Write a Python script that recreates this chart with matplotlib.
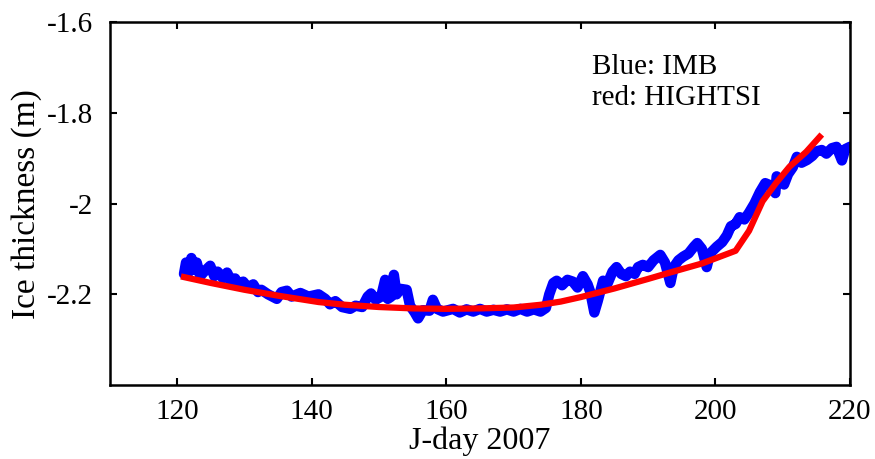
import matplotlib
matplotlib.use('Agg')
import matplotlib.pyplot as plt

plt.rcParams['font.family'] = ['Liberation Serif', 'DejaVu Serif']

# IMB observations (blue)
imb_day = [121.0, 121.3, 121.8, 122.1, 122.5, 122.9, 123.4, 124.0, 124.9, 125.5,
           126.0, 126.8, 127.4, 128.0, 128.6, 129.2, 129.8, 130.5, 131.3, 132.0,
           132.5, 133.5, 134.8, 135.5, 136.3, 137.0, 138.3, 139.5, 141.0, 142.0,
           142.7, 143.5, 144.5, 145.7, 146.5, 147.5, 148.3, 148.8, 149.5, 150.3,
           150.9, 151.3, 151.8, 152.2, 152.6, 153.2, 154.1, 154.6, 155.3, 155.8,
           156.5, 157.5, 158.0, 158.6, 159.5, 161.0, 162.0, 163.0, 164.0, 165.0,
           166.0, 167.0, 168.0, 169.0, 170.0, 171.0, 172.0, 173.0, 174.0, 174.8,
           175.3, 175.9, 176.4, 177.2, 178.0, 178.8, 179.5, 180.3, 181.0, 181.4,
           182.0, 182.5, 183.3, 184.0, 184.7, 185.3, 186.0, 186.7, 187.3, 188.0,
           188.5, 189.2, 190.0, 190.8, 191.8, 192.5, 193.3, 193.8, 194.5, 195.2,
           196.0, 196.8, 197.3, 198.0, 198.7, 199.2, 200.2, 201.0, 201.7, 202.3,
           203.0, 203.6, 204.3, 205.0, 205.8, 206.6, 207.4, 208.2, 208.9, 209.1,
           209.6, 210.2, 210.8, 211.5, 212.1, 212.8, 213.6, 214.4, 215.0, 215.8,
           216.5, 217.3, 218.0, 218.8, 219.3, 220.0, 220.5]
imb_h = [-2.155, -2.130, -2.150, -2.120, -2.145, -2.130, -2.160, -2.150, -2.137, -2.160,
         -2.150, -2.165, -2.152, -2.170, -2.165, -2.180, -2.172, -2.185, -2.178, -2.195,
         -2.190, -2.200, -2.210, -2.195, -2.192, -2.205, -2.197, -2.205, -2.200, -2.210,
         -2.222, -2.215, -2.228, -2.232, -2.225, -2.228, -2.205, -2.198, -2.212, -2.205,
         -2.168, -2.210, -2.205, -2.157, -2.200, -2.188, -2.190, -2.225, -2.240, -2.253,
         -2.235, -2.236, -2.212, -2.232, -2.238, -2.232, -2.240, -2.233, -2.238, -2.232,
         -2.238, -2.234, -2.238, -2.233, -2.238, -2.232, -2.238, -2.233, -2.238, -2.230,
         -2.200, -2.175, -2.170, -2.180, -2.168, -2.172, -2.185, -2.160, -2.178, -2.195,
         -2.240, -2.215, -2.170, -2.175, -2.150, -2.140, -2.155, -2.160, -2.150, -2.155,
         -2.140, -2.135, -2.140, -2.125, -2.113, -2.130, -2.175, -2.140, -2.125, -2.117,
         -2.110, -2.095, -2.087, -2.100, -2.140, -2.110, -2.095, -2.085, -2.070, -2.050,
         -2.045, -2.030, -2.035, -2.020, -2.000, -1.975, -1.955, -1.960, -1.977, -1.940,
         -1.950, -1.958, -1.935, -1.920, -1.897, -1.910, -1.904, -1.895, -1.885, -1.882,
         -1.890, -1.878, -1.875, -1.905, -1.880, -1.875, -1.875]

# HIGHTSI model (red)
model_day = [121, 125, 130, 135, 141, 145, 150, 155, 160, 165, 170, 174, 177,
             180, 185, 190, 193, 198, 203, 205, 207, 209, 211, 213.5, 215.5]
model_h = [-2.162, -2.175, -2.190, -2.203, -2.217, -2.223, -2.228, -2.231, -2.232,
           -2.231, -2.229, -2.223, -2.216, -2.206, -2.187, -2.166, -2.153, -2.132,
           -2.104, -2.060, -1.995, -1.955, -1.919, -1.886, -1.853]

fig = plt.figure(figsize=(8.75, 4.59), dpi=100)
ax = fig.add_axes([0.1257, 0.161, 0.8457, 0.791])

ax.plot(imb_day, imb_h, color='blue', lw=7.5,
        solid_capstyle='round', solid_joinstyle='round')
ax.plot(model_day, model_h, color='red', lw=4.5)

ax.set_xlim(110, 220)
ax.set_ylim(-2.4, -1.6)
ax.set_xticks([120, 140, 160, 180, 200, 220])
ax.set_yticks([-2.2, -2, -1.8, -1.6])
ax.set_yticklabels(['-2.2', '-2', '-1.8', '-1.6'])

ax.tick_params(direction='in', length=5, width=1.5, labelsize=21,
               top=True, right=True)
ax.tick_params(axis='x', pad=10)
ax.tick_params(axis='y', pad=12)
for s in ax.spines.values():
    s.set_linewidth(1.8)

ax.set_xlabel('J-day 2007', fontsize=23, labelpad=1)
ax.set_ylabel('Ice thickness (m)', fontsize=24, labelpad=4)

ax.text(0.651, 0.857, 'Blue: IMB', transform=ax.transAxes,
        fontsize=21, va='baseline')
ax.text(0.651, 0.771, 'red: HIGHTSI', transform=ax.transAxes,
        fontsize=21, va='baseline')

fig.savefig('out.png', dpi=100)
========================================
TASK TO COMPLETE: Repeat the lines of the listing above verbatim, beginning at its first line and ending at the line containing "plt.rcParams['font.family'] = ['Liberation", which is included. Omit pictures.

ANSWER TO THIS EXERCISE:
Write a Python script that recreates this chart with matplotlib.
import matplotlib
matplotlib.use('Agg')
import matplotlib.pyplot as plt

plt.rcParams['font.family'] = ['Liberation Serif', 'DejaVu Serif']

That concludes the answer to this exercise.